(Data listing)
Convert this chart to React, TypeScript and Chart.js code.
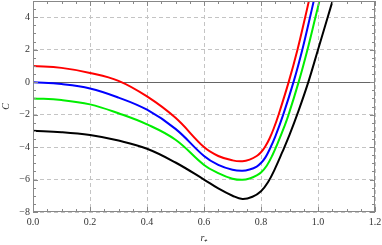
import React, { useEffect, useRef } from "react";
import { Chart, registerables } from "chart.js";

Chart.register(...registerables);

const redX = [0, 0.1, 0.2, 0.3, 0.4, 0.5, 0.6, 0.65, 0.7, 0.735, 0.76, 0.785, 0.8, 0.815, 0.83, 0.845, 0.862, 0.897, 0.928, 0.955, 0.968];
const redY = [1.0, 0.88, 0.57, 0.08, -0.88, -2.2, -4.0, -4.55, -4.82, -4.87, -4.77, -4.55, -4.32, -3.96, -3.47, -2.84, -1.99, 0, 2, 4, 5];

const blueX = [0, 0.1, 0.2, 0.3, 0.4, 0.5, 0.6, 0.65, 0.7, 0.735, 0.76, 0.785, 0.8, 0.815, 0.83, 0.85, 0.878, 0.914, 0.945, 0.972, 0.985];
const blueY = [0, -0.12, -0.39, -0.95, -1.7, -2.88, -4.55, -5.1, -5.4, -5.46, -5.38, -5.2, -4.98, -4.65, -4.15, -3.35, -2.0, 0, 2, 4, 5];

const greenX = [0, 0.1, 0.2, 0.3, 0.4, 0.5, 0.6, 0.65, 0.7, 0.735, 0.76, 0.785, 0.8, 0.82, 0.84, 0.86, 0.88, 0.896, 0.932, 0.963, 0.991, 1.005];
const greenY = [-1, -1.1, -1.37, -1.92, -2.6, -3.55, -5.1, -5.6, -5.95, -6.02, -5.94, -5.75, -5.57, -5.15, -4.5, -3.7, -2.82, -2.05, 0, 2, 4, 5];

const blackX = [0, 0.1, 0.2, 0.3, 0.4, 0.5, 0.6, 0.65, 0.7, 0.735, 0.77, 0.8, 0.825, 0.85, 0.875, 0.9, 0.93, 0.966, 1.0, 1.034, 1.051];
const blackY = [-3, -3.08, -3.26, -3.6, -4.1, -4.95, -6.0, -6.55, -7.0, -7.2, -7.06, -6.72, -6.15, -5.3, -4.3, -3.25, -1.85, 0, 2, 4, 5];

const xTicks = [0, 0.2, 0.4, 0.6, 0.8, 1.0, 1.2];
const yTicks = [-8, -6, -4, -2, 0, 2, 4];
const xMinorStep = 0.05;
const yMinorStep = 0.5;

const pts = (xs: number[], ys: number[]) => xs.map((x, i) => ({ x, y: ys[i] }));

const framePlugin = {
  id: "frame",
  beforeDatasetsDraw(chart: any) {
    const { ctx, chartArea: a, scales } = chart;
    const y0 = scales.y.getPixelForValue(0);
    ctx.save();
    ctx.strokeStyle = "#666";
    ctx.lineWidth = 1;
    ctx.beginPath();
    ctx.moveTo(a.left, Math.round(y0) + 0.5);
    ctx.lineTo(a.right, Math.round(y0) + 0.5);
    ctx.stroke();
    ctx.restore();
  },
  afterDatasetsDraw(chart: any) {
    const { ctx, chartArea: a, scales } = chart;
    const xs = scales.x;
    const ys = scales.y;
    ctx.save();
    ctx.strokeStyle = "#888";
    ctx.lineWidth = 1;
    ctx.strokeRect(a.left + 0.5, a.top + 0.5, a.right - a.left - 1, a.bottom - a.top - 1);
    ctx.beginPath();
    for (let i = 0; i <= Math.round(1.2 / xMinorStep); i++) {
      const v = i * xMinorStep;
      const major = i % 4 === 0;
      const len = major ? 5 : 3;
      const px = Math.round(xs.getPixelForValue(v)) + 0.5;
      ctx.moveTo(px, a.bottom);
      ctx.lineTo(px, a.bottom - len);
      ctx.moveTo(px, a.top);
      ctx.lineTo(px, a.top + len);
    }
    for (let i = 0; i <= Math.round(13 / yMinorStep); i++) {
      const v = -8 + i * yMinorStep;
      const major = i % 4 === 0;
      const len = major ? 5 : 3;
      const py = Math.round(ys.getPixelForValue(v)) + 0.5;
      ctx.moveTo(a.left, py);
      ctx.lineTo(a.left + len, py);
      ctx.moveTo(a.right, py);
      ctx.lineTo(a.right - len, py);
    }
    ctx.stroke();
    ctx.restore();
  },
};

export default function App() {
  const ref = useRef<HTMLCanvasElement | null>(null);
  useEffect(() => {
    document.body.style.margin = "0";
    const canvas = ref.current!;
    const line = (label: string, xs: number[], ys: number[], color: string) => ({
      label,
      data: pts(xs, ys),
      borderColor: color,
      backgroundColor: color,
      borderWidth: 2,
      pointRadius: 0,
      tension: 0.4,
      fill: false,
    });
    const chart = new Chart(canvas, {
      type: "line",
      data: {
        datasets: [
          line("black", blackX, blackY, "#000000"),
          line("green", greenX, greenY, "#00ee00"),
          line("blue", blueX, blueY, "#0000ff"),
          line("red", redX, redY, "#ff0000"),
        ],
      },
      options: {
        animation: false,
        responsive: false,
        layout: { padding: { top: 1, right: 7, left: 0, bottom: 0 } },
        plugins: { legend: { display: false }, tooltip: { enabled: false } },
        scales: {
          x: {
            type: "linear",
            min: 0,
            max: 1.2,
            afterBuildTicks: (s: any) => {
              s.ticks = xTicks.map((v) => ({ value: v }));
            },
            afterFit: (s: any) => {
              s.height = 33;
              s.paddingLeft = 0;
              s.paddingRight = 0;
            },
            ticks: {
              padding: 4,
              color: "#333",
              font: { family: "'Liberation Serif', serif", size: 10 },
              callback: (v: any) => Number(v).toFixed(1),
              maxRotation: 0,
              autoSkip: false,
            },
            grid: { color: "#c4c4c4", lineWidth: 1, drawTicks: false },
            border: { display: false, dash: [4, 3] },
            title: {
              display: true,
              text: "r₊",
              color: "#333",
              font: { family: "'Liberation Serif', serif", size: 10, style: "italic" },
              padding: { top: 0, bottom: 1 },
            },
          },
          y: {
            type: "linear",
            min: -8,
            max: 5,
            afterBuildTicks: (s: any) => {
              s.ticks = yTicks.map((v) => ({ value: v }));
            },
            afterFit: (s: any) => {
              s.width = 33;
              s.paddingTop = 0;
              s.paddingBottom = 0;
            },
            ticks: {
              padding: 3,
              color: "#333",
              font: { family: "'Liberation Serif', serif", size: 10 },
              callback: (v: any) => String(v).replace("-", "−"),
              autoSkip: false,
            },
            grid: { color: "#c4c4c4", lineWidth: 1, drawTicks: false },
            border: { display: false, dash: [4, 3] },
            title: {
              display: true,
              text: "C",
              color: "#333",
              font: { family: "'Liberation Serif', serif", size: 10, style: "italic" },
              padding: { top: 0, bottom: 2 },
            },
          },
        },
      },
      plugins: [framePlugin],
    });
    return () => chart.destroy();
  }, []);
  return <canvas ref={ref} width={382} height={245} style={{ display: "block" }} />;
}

==

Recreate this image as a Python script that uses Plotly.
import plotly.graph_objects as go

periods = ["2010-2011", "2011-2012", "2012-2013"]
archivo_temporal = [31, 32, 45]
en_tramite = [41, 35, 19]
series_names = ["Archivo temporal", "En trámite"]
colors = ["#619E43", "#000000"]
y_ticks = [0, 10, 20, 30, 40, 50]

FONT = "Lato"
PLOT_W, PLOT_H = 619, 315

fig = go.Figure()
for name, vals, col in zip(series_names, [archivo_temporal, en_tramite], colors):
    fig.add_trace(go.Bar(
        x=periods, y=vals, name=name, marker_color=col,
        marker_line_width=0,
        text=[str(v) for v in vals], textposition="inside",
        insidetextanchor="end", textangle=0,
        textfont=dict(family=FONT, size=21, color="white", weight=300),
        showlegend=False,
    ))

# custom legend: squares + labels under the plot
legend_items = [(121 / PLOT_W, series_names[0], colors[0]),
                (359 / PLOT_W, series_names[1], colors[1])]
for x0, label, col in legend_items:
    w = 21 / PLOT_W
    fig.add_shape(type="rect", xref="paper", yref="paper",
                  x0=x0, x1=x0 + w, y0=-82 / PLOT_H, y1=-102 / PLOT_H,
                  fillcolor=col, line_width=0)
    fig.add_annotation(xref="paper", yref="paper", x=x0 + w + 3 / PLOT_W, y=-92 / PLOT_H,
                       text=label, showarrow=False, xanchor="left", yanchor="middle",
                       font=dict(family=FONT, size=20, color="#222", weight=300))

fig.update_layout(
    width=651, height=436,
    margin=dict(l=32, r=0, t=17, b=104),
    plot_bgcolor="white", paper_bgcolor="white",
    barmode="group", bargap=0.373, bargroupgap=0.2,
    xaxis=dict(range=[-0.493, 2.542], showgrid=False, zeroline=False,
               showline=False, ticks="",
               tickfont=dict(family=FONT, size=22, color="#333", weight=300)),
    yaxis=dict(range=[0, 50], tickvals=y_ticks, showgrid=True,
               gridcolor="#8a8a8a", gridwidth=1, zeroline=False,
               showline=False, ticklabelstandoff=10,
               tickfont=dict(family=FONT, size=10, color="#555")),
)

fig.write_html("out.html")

REQUIREMENT ▸
Working from the entries above, reproduce exactly and only the lines beginning with the line that has "Convert this chart" and ending with the line that has "Chart.register(...registerables);"; omit all pictures.

FINAL RESULT ▸
Convert this chart to React, TypeScript and Chart.js code.
import React, { useEffect, useRef } from "react";
import { Chart, registerables } from "chart.js";

Chart.register(...registerables);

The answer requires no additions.